Pemerintah Indonesia perlu segera mengambil langkah-langkah strategis. Pertama, memperkuat peran diplomasi dagang dan renegosiasi tarif melalui WTO maupun perjanjian bilateral. Kedua, memberi insentif fiskal dan non-fiskal kepada sektor terdampak seperti pengurangan pajak ekspor, subsidi logistik, dan perluasan pembiayaan berbasis syariah. Ketiga, mengembangkan infrastruktur digital dan logistik untuk memudahkan penetrasi pasar non-tradisional secara efisien dan kompetitif.

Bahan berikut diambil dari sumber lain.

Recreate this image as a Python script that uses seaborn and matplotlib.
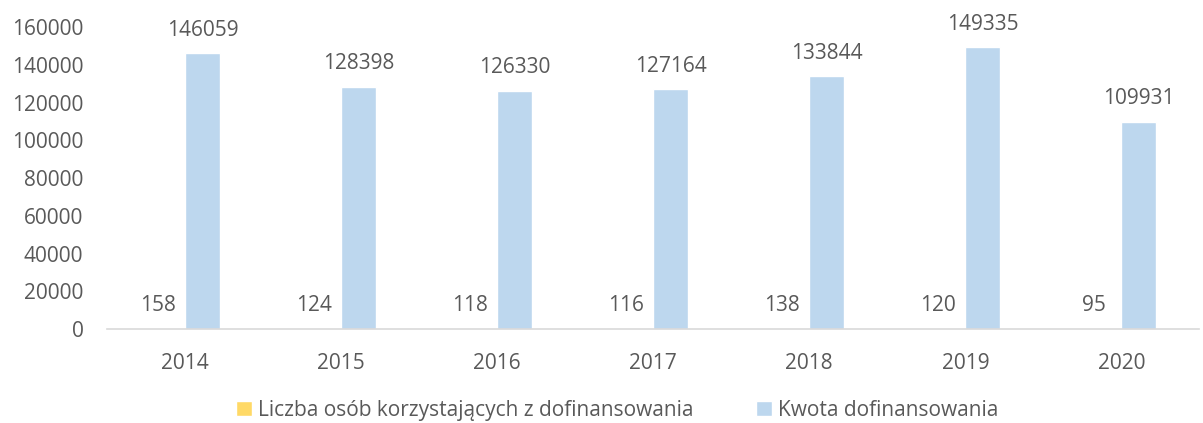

Momentum tekanan tarif ini dapat menjadi katalis untuk mendorong kemandirian ekonomi syariah. Pemerintah bersama OJK, Bank Syariah Indonesia, dan BAZNAS perlu memperkuat integrasi sistem keuangan syariah dengan sektor riil. Penyaluran pembiayaan produktif harus lebih diarahkan kepada pelaku usaha ekspor berbasis halal dan industri kreatif syariah. Selain itu, penguatan sistem penjaminan dan mitigasi risiko syariah harus menjadi agenda prioritas.

Tarif 32% dari Amerika Serikat memberi tekanan besar terhadap struktur ekonomi Indonesia, khususnya sektor ekspor dan industri padat karya. Dampaknya turut menjalar ke sektor ekonomi syariah yang kini tengah tumbuh sebagai alternatif pembangunan ekonomi nasional. Oleh karena itu, Indonesia perlu melakukan reposisi pasar, memperkuat kerja sama internasional, dan mendesain kebijakan adaptif yang mendukung ketahanan ekonomi berbasis syariah. Dengan strategi yang tepat, tekanan ini bisa berubah menjadi peluang untuk membentuk struktur ekonomi yang lebih mandiri, inklusif, dan resilien di masa depan.